DATA SHOWN:

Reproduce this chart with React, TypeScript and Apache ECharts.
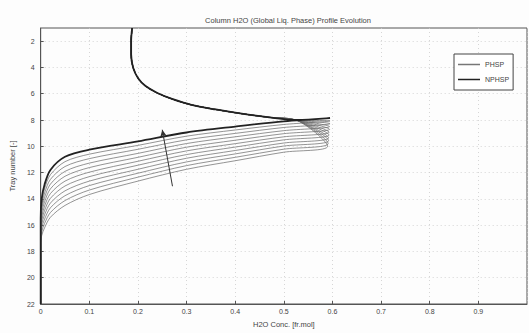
import React, { useEffect, useRef } from "react";
import * as echarts from "echarts";

const titleText = "Column H2O (Global Liq. Phase) Profile Evolution";
const xName = "H2O Conc. [fr.mol]";
const yName = "Tray number [-]";
const yTicks = [2, 4, 6, 8, 10, 12, 14, 16, 18, 20, 22];

// common upper profile (x = concentration, y = tray)
const upperX = [0.188, 0.186, 0.186, 0.19, 0.2, 0.215, 0.24, 0.27, 0.31, 0.36, 0.41, 0.47, 0.525];
const upperTray = [1, 2, 3, 4, 4.8, 5.4, 5.95, 6.4, 6.85, 7.2, 7.5, 7.8, 8.0];

// each profile's peak (x, tray)
const peakX = [0.595, 0.595, 0.595, 0.594, 0.594, 0.593, 0.593, 0.592, 0.592, 0.591, 0.59];
const peakTray = [7.85, 8.07, 8.28, 8.5, 8.71, 8.93, 9.14, 9.36, 9.57, 9.79, 10.0];

// lower part: concentrations shared by every profile, trays per profile
const lowerX = [0.5, 0.4, 0.3, 0.2, 0.1, 0.05, 0.02, 0.008, 0.002, 0, 0];
const lowerTrays = [
  [8.1, 8.5, 8.95, 9.63, 10.26, 10.8, 11.8, 12.9, 14.0, 15.5, 22],
  [8.34, 8.76, 9.23, 9.93, 10.6, 11.17, 12.16, 13.23, 14.28, 15.7, 22],
  [8.57, 9.02, 9.51, 10.23, 10.94, 11.54, 12.52, 13.56, 14.56, 15.9, 22],
  [8.81, 9.28, 9.79, 10.54, 11.28, 11.91, 12.88, 13.89, 14.84, 16.1, 22],
  [9.04, 9.54, 10.07, 10.84, 11.62, 12.28, 13.24, 14.22, 15.12, 16.3, 22],
  [9.28, 9.8, 10.35, 11.14, 11.97, 12.65, 13.6, 14.55, 15.4, 16.5, 22],
  [9.51, 10.06, 10.63, 11.44, 12.31, 13.02, 13.96, 14.88, 15.68, 16.7, 22],
  [9.75, 10.32, 10.91, 11.75, 12.65, 13.39, 14.32, 15.21, 15.96, 16.9, 22],
  [9.98, 10.58, 11.19, 12.05, 12.99, 13.76, 14.68, 15.54, 16.24, 17.1, 22],
  [10.22, 10.84, 11.47, 12.35, 13.33, 14.13, 15.04, 15.87, 16.52, 17.3, 22],
  [10.45, 11.1, 11.75, 12.65, 13.67, 14.5, 15.4, 16.2, 16.8, 17.5, 22],
];

// evolution arrow (from, to)
const arrowFrom = [0.271, 13.04];
const arrowTo = [0.25, 8.74];

const FONT = "Liberation Sans";

export default function App() {
  const ref = useRef<HTMLDivElement>(null);
  useEffect(() => {
    document.body.style.margin = "0";
    const chart = echarts.init(ref.current!, null, { renderer: "svg" });
    const profiles = lowerTrays.map((trays, k) => {
      const pts: number[][] = [];
      upperX.forEach((x, i) => pts.push([x, upperTray[i]]));
      pts.push([peakX[k], peakTray[k]]);
      lowerX.forEach((x, i) => pts.push([x, trays[i]]));
      return pts;
    });
    const series: any[] = [];
    for (let k = profiles.length - 1; k >= 1; k--) {
      series.push({
        name: "PHSP",
        type: "line",
        data: profiles[k],
        showSymbol: false,
        symbol: "none",
        smooth: 0.3,
        lineStyle: { color: "#666", width: 0.7 },
        itemStyle: { color: "#666" },
        z: 2,
      });
    }
    series.push({
      name: "NPHSP",
      type: "line",
      data: profiles[0],
      showSymbol: false,
      symbol: "none",
      smooth: 0.3,
      lineStyle: { color: "#222", width: 1.8 },
      itemStyle: { color: "#222" },
      z: 3,
      markLine: {
        silent: true,
        symbol: ["none", "arrow"],
        symbolSize: [5, 7],
        label: { show: false },
        lineStyle: { color: "#333", width: 1, type: "solid" },
        data: [[{ coord: arrowFrom }, { coord: arrowTo }]],
      },
    });
    chart.setOption({
      animation: false,
      backgroundColor: "#fdfdfd",
      title: {
        text: titleText,
        left: 283,
        textAlign: "center",
        top: 11,
        textStyle: { fontFamily: FONT, fontSize: 7.5, fontWeight: "normal", color: "#444" },
      },
      legend: {
        orient: "vertical",
        left: 454,
        top: 54,
        itemWidth: 22,
        itemHeight: 1.5,
        itemGap: 8,
        padding: [7, 4, 7, 4],
        borderColor: "#444",
        borderWidth: 1,
        backgroundColor: "#fff",
        textStyle: { fontFamily: FONT, fontSize: 7, color: "#444" },
        data: [
          { name: "PHSP", icon: "rect", itemStyle: { color: "#777" } },
          { name: "NPHSP", icon: "rect", itemStyle: { color: "#222" } },
        ],
      },
      grid: {
        left: 40,
        right: 2,
        top: 28,
        bottom: 28,
        show: true,
        borderColor: "#555",
        borderWidth: 1,
        backgroundColor: "transparent",
      },
      xAxis: {
        type: "value",
        min: 0,
        max: 1,
        interval: 0.1,
        name: xName,
        nameLocation: "middle",
        nameGap: 16,
        nameTextStyle: { fontFamily: FONT, fontSize: 7.5, color: "#444" },
        axisLine: { lineStyle: { color: "#555" } },
        axisTick: { inside: true, length: 3, lineStyle: { color: "#555" } },
        axisLabel: {
          fontFamily: FONT,
          fontSize: 7,
          color: "#444",
          margin: 4,
          showMaxLabel: false,
          formatter: (v: number) => (Math.round(v * 10) / 10).toString(),
        },
        splitLine: { show: true, lineStyle: { color: "#ccc", type: [1, 3], width: 0.8 } },
      },
      yAxis: {
        type: "value",
        min: 1,
        max: 22,
        inverse: true,
        name: yName,
        nameLocation: "middle",
        nameGap: 24,
        nameRotate: 90,
        nameTextStyle: { fontFamily: FONT, fontSize: 7.5, color: "#444" },
        axisLine: { lineStyle: { color: "#555" } },
        axisTick: { inside: true, length: 3, customValues: yTicks, lineStyle: { color: "#555" } },
        axisLabel: {
          fontFamily: FONT,
          fontSize: 7,
          color: "#444",
          margin: 6,
          customValues: yTicks,
        },
        splitLine: { show: true, lineStyle: { color: "#ccc", type: [1, 3], width: 0.8 } },
      },
      series,
    });
    return () => chart.dispose();
  }, []);
  return <div ref={ref} style={{ width: 529, height: 333 }} />;
}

GIVEN TASK:
Every line should be retyped exactly, with the pictures omitted.

EXERCISE OUTPUT:
Reproduce this chart with React, TypeScript and Apache ECharts.
import React, { useEffect, useRef } from "react";
import * as echarts from "echarts";

const titleText = "Column H2O (Global Liq. Phase) Profile Evolution";
const xName = "H2O Conc. [fr.mol]";
const yName = "Tray number [-]";
const yTicks = [2, 4, 6, 8, 10, 12, 14, 16, 18, 20, 22];

// common upper profile (x = concentration, y = tray)
const upperX = [0.188, 0.186, 0.186, 0.19, 0.2, 0.215, 0.24, 0.27, 0.31, 0.36, 0.41, 0.47, 0.525];
const upperTray = [1, 2, 3, 4, 4.8, 5.4, 5.95, 6.4, 6.85, 7.2, 7.5, 7.8, 8.0];

// each profile's peak (x, tray)
const peakX = [0.595, 0.595, 0.595, 0.594, 0.594, 0.593, 0.593, 0.592, 0.592, 0.591, 0.59];
const peakTray = [7.85, 8.07, 8.28, 8.5, 8.71, 8.93, 9.14, 9.36, 9.57, 9.79, 10.0];

// lower part: concentrations shared by every profile, trays per profile
const lowerX = [0.5, 0.4, 0.3, 0.2, 0.1, 0.05, 0.02, 0.008, 0.002, 0, 0];
const lowerTrays = [
  [8.1, 8.5, 8.95, 9.63, 10.26, 10.8, 11.8, 12.9, 14.0, 15.5, 22],
  [8.34, 8.76, 9.23, 9.93, 10.6, 11.17, 12.16, 13.23, 14.28, 15.7, 22],
  [8.57, 9.02, 9.51, 10.23, 10.94, 11.54, 12.52, 13.56, 14.56, 15.9, 22],
  [8.81, 9.28, 9.79, 10.54, 11.28, 11.91, 12.88, 13.89, 14.84, 16.1, 22],
  [9.04, 9.54, 10.07, 10.84, 11.62, 12.28, 13.24, 14.22, 15.12, 16.3, 22],
  [9.28, 9.8, 10.35, 11.14, 11.97, 12.65, 13.6, 14.55, 15.4, 16.5, 22],
  [9.51, 10.06, 10.63, 11.44, 12.31, 13.02, 13.96, 14.88, 15.68, 16.7, 22],
  [9.75, 10.32, 10.91, 11.75, 12.65, 13.39, 14.32, 15.21, 15.96, 16.9, 22],
  [9.98, 10.58, 11.19, 12.05, 12.99, 13.76, 14.68, 15.54, 16.24, 17.1, 22],
  [10.22, 10.84, 11.47, 12.35, 13.33, 14.13, 15.04, 15.87, 16.52, 17.3, 22],
  [10.45, 11.1, 11.75, 12.65, 13.67, 14.5, 15.4, 16.2, 16.8, 17.5, 22],
];

// evolution arrow (from, to)
const arrowFrom = [0.271, 13.04];
const arrowTo = [0.25, 8.74];

const FONT = "Liberation Sans";

export default function App() {
  const ref = useRef<HTMLDivElement>(null);
  useEffect(() => {
    document.body.style.margin = "0";
    const chart = echarts.init(ref.current!, null, { renderer: "svg" });
    const profiles = lowerTrays.map((trays, k) => {
      const pts: number[][] = [];
      upperX.forEach((x, i) => pts.push([x, upperTray[i]]));
      pts.push([peakX[k], peakTray[k]]);
      lowerX.forEach((x, i) => pts.push([x, trays[i]]));
      return pts;
    });
    const series: any[] = [];
    for (let k = profiles.length - 1; k >= 1; k--) {
      series.push({
        name: "PHSP",
        type: "line",
        data: profiles[k],
        showSymbol: false,
        symbol: "none",
        smooth: 0.3,
        lineStyle: { color: "#666", width: 0.7 },
        itemStyle: { color: "#666" },
        z: 2,
      });
    }
    series.push({
      name: "NPHSP",
      type: "line",
      data: profiles[0],
      showSymbol: false,
      symbol: "none",
      smooth: 0.3,
      lineStyle: { color: "#222", width: 1.8 },
      itemStyle: { color: "#222" },
      z: 3,
      markLine: {
        silent: true,
        symbol: ["none", "arrow"],
        symbolSize: [5, 7],
        label: { show: false },
        lineStyle: { color: "#333", width: 1, type: "solid" },
        data: [[{ coord: arrowFrom }, { coord: arrowTo }]],
      },
    });
    chart.setOption({
      animation: false,
      backgroundColor: "#fdfdfd",
      title: {
        text: titleText,
        left: 283,
        textAlign: "center",
        top: 11,
        textStyle: { fontFamily: FONT, fontSize: 7.5, fontWeight: "normal", color: "#444" },
      },
      legend: {
        orient: "vertical",
        left: 454,
        top: 54,
        itemWidth: 22,
        itemHeight: 1.5,
        itemGap: 8,
        padding: [7, 4, 7, 4],
        borderColor: "#444",
        borderWidth: 1,
        backgroundColor: "#fff",
        textStyle: { fontFamily: FONT, fontSize: 7, color: "#444" },
        data: [
          { name: "PHSP", icon: "rect", itemStyle: { color: "#777" } },
          { name: "NPHSP", icon: "rect", itemStyle: { color: "#222" } },
        ],
      },
      grid: {
        left: 40,
        right: 2,
        top: 28,
        bottom: 28,
        show: true,
        borderColor: "#555",
        borderWidth: 1,
        backgroundColor: "transparent",
      },
      xAxis: {
        type: "value",
        min: 0,
        max: 1,
        interval: 0.1,
        name: xName,
        nameLocation: "middle",
        nameGap: 16,
        nameTextStyle: { fontFamily: FONT, fontSize: 7.5, color: "#444" },
        axisLine: { lineStyle: { color: "#555" } },
        axisTick: { inside: true, length: 3, lineStyle: { color: "#555" } },
        axisLabel: {
          fontFamily: FONT,
          fontSize: 7,
          color: "#444",
          margin: 4,
          showMaxLabel: false,
          formatter: (v: number) => (Math.round(v * 10) / 10).toString(),
        },
        splitLine: { show: true, lineStyle: { color: "#ccc", type: [1, 3], width: 0.8 } },
      },
      yAxis: {
        type: "value",
        min: 1,
        max: 22,
        inverse: true,
        name: yName,
        nameLocation: "middle",
        nameGap: 24,
        nameRotate: 90,
        nameTextStyle: { fontFamily: FONT, fontSize: 7.5, color: "#444" },
        axisLine: { lineStyle: { color: "#555" } },
        axisTick: { inside: true, length: 3, customValues: yTicks, lineStyle: { color: "#555" } },
        axisLabel: {
          fontFamily: FONT,
          fontSize: 7,
          color: "#444",
          margin: 6,
          customValues: yTicks,
        },
        splitLine: { show: true, lineStyle: { color: "#ccc", type: [1, 3], width: 0.8 } },
      },
      series,
    });
    return () => chart.dispose();
  }, []);
  return <div ref={ref} style={{ width: 529, height: 333 }} />;
}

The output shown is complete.